Photo provided by FAU School of Communication and Multimedia Studies

As current classes at Florida Atlantic University have already shifted to being fully online due to the ongoing COVID-19 pandemic, the university will offer most classes during the first-half and full terms of summer semester to be online as well.

One of these classes that will be offered fully online throughout the first-half will be “Covering a Pandemic,” that will be instructed by journalism professor Ilene Prusher. 

According to Prusher, the course will mostly focus on how local, state, national or even international media have been reporting on the coronavirus and how it has impacted daily life for not only journalists, but for doctors, politicians, business owners, and parents of children just to name a few.

“[Originally] I was planning on taking FAU students this summer on our first study abroad program within the School of Communication and Multimedia Studies to London, but we saw by early March that it was not going to happen,” Prusher said. “So, because the university said I can’t do the summer trip with students, [they asked if] there was a summer course I would like to teach instead and I said how about we do a special topics course on covering a pandemic.”

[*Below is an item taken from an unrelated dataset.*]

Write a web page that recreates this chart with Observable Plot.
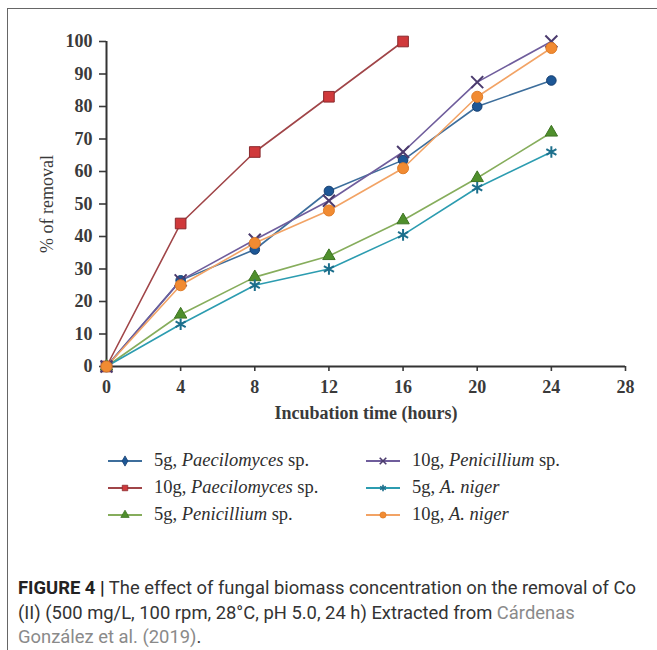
<!DOCTYPE html>
<html>
<head>
<meta charset="utf-8">
<script src="https://cdn.jsdelivr.net/npm/d3@7"></script>
<script src="https://cdn.jsdelivr.net/npm/@observablehq/plot@0.6"></script>
<style>
  html, body { margin: 0; padding: 0; background: #fff; }
  #wrap { position: relative; width: 657px; height: 650px; overflow: hidden; }
  #frame { position: absolute; left: 7px; top: 8px; right: -5px; bottom: -5px;
           border-left: 1.5px solid #666; border-top: 1.5px solid #666; }
  #chart { position: absolute; left: 0; top: 0; }
  #chart [aria-label="y-axis label"] { font-weight: normal; }
  #legend { position: absolute; left: 0; top: 447px; width: 657px; height: 84px; }
  .lg { position: absolute; display: flex; align-items: center; height: 27px;
        font-family: "Liberation Serif", serif; font-size: 18.5px; color: #2e2e2e; white-space: nowrap; }
  .lg svg { margin-right: 11px; }
  #caption { position: absolute; left: 18px; top: 576px; width: 640px; white-space: nowrap;
             font-family: "Roboto", sans-serif; font-size: 18.4px; line-height: 24.5px; color: #333; }
  #caption b { color: #222; }
  #caption .ref { color: #8a8a8a; }
</style>
</head>
<body>
<div id="wrap">
  <div id="frame"></div>
  <div id="chart"></div>
  <div id="legend"></div>
  <div id="caption"><b>FIGURE 4 |</b> The effect of fungal biomass concentration on the removal of Co<br>(II) (500 mg/L, 100 rpm, 28°C, pH 5.0, 24 h) Extracted from <span class="ref">Cárdenas</span><br><span class="ref">González et al. (2019)</span>.</div>
</div>
<script>
// ---- data ----
const hours = [0, 4, 8, 12, 16, 20, 24];
const hoursRed = [0, 4, 8, 12, 16];
const paecil5 = [0, 26.5, 36, 54, 63.5, 80, 88];
const paecil10 = [0, 44, 66, 83, 100];
const penic5 = [0, 16, 27.5, 34, 45, 58, 72];
const penic10 = [0, 26.5, 39, 51, 66, 87.5, 100];
const niger5 = [0, 13, 25, 30, 40.5, 55, 66];
const niger10 = [0, 25, 38, 48, 61, 83, 98];
const xTicks = [0, 4, 8, 12, 16, 20, 24, 28];
const yTicks = [0, 10, 20, 30, 40, 50, 60, 70, 80, 90, 100];

const series = [
  {dose: "5g, ", sp: "Paecilomyces", tail: " sp.", xs: hours, ys: paecil5, line: "#3d6e9c", mark: "#1d5796", mstroke: "#173f70", symbol: "circle", filled: true, r: 4.8},
  {dose: "10g, ", sp: "Paecilomyces", tail: " sp.", xs: hoursRed, ys: paecil10, line: "#a04548", mark: "#d0393b", mstroke: "#8a2a2e", symbol: "square", filled: true, r: 6},
  {dose: "5g, ", sp: "Penicillium", tail: " sp.", xs: hours, ys: penic5, line: "#86ad5c", mark: "#4f8f2c", mstroke: "#3e7424", symbol: "triangle", filled: true, r: 4.6},
  {dose: "10g, ", sp: "Penicillium", tail: " sp.", xs: hours, ys: penic10, line: "#6f5d9c", mark: "#4b3b6e", mstroke: "#4b3b6e", symbol: "times", filled: false, r: 5.5},
  {dose: "5g, ", sp: "A. niger", tail: "", xs: hours, ys: niger5, line: "#2c9cb0", mark: "#1d6f8c", mstroke: "#1d6f8c", symbol: "asterisk", filled: false, r: 5.5},
  {dose: "10g, ", sp: "A. niger", tail: "", xs: hours, ys: niger10, line: "#f2a365", mark: "#f18b32", mstroke: "#e07d28", symbol: "circle", filled: true, r: 5.5}
];

const marks = [];
series.forEach(s => {
  const pts = s.xs.map((x, i) => ({x, y: s.ys[i]}));
  marks.push(Plot.line(pts, {x: "x", y: "y", stroke: s.line, strokeWidth: 1.6}));
});
series.forEach(s => {
  const pts = s.xs.map((x, i) => ({x, y: s.ys[i]}));
  marks.push(Plot.dot(pts, s.filled
    ? {x: "x", y: "y", symbol: () => s.symbol, r: s.r, fill: s.mark, stroke: s.mstroke, strokeWidth: 1}
    : {x: "x", y: "y", symbol: () => s.symbol, r: s.r, fill: "none", stroke: s.mark, strokeWidth: 2}));
});

const chart = Plot.plot({
  width: 657,
  height: 430,
  marginLeft: 106,
  marginRight: 32,
  marginTop: 41,
  marginBottom: 64,
  x: {type: "linear", domain: [0, 28]},
  y: {type: "linear", domain: [0, 100]},
  symbol: {type: "identity"},
  style: {fontFamily: "Liberation Serif, serif", fontSize: "18px", color: "#3a3a3a", background: "transparent", overflow: "visible"},
  marks: [
    Plot.axisX({ticks: xTicks, tickSize: 5, tickPadding: 9, strokeWidth: 1.6, fontWeight: "bold",
      label: "Incubation time (hours)", labelAnchor: "center", labelOffset: 52, labelArrow: "none"}),
    Plot.axisY({ticks: yTicks, tickSize: 7, tickPadding: 7, strokeWidth: 1.6, fontWeight: "bold",
      label: "% of removal", labelAnchor: "center", labelOffset: 66, labelArrow: "none"}),
    Plot.ruleY([0], {stroke: "#333", strokeWidth: 2}),
    Plot.ruleX([0], {stroke: "#333", strokeWidth: 2}),
    ...marks
  ]
});
document.getElementById("chart").appendChild(chart);

// ---- legend ----
const legend = document.getElementById("legend");
const positions = [[107, 0], [107, 27], [107, 54], [365, 0], [365, 27], [365, 54]];
series.forEach((s, i) => {
  const item = document.createElement("div");
  item.className = "lg";
  item.style.left = positions[i][0] + "px";
  item.style.top = positions[i][1] + "px";
  const svg = d3.create("svg").attr("width", 36).attr("height", 14);
  svg.append("line").attr("x1", 1).attr("x2", 35).attr("y1", 7).attr("y2", 7)
    .attr("stroke", s.line).attr("stroke-width", 2);
  const sym = {circle: d3.symbolCircle, square: d3.symbolSquare, triangle: d3.symbolTriangle,
               times: d3.symbolTimes, asterisk: d3.symbolAsterisk}[s.symbol];
  const sz = s.symbol === "circle" && i === 0 ? d3.symbolDiamond : sym;
  svg.append("path").attr("transform", "translate(18,7)")
    .attr("d", d3.symbol(sz, 30)())
    .attr("fill", s.filled ? s.mark : "none")
    .attr("stroke", s.filled ? s.mstroke : s.mark).attr("stroke-width", s.filled ? 0.8 : 1.6);
  item.appendChild(svg.node());
  const t = document.createElement("span");
  t.innerHTML = s.dose + "<i>" + s.sp + "</i>" + s.tail;
  item.appendChild(t);
  legend.appendChild(item);
});
</script>
</body>
</html>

With FAU’s School of Communication and Multimedia Studies Director Dr. Carol Mills’ approval, Prusher was able to begin drafting what she wanted to include in the class, as students of all majors can register for it now to be counted toward an elective of three credits. 

While Prusher and other professors at FAU, who normally teach in a physical classroom, had to shift to online, this will be Prusher’s first class where she teaches with zero student interaction, in which all of the assignments will be completed through the university’s Canvas software in the format of quizzes and tests with written assignments that may require research and one’s own thinking.

“I do miss seeing my students in-person in the classroom because I like that aspect of interaction, but it’s what we have to deal with right now,” Prusher said. “[The course] will be a  response to the situation at how the media covers it and how we as a society are going to be changed by this, that I think it will appeal to a broad group of people, who do not necessarily want to be journalists.”

On top of media coverage, Prusher will also reference a book titled “Flu: The Story Of The Great Influenza Pandemic of 1918 and the Search for the Virus that Caused It,” written by Gina Kolata to understand the correlation between the influenza pandemic and coronavirus pandemic, and what was learned more than 100 years ago that can translate to today.

The class now has 22 students out of 50 possible registered to take it and will start May 16 and end June 26. 

“We didn’t predict that this is where we would be in 2020, but here we are and it’s important,” Prusher said. “It is very timely and the whole point of these special topics classes is to offer something topical.”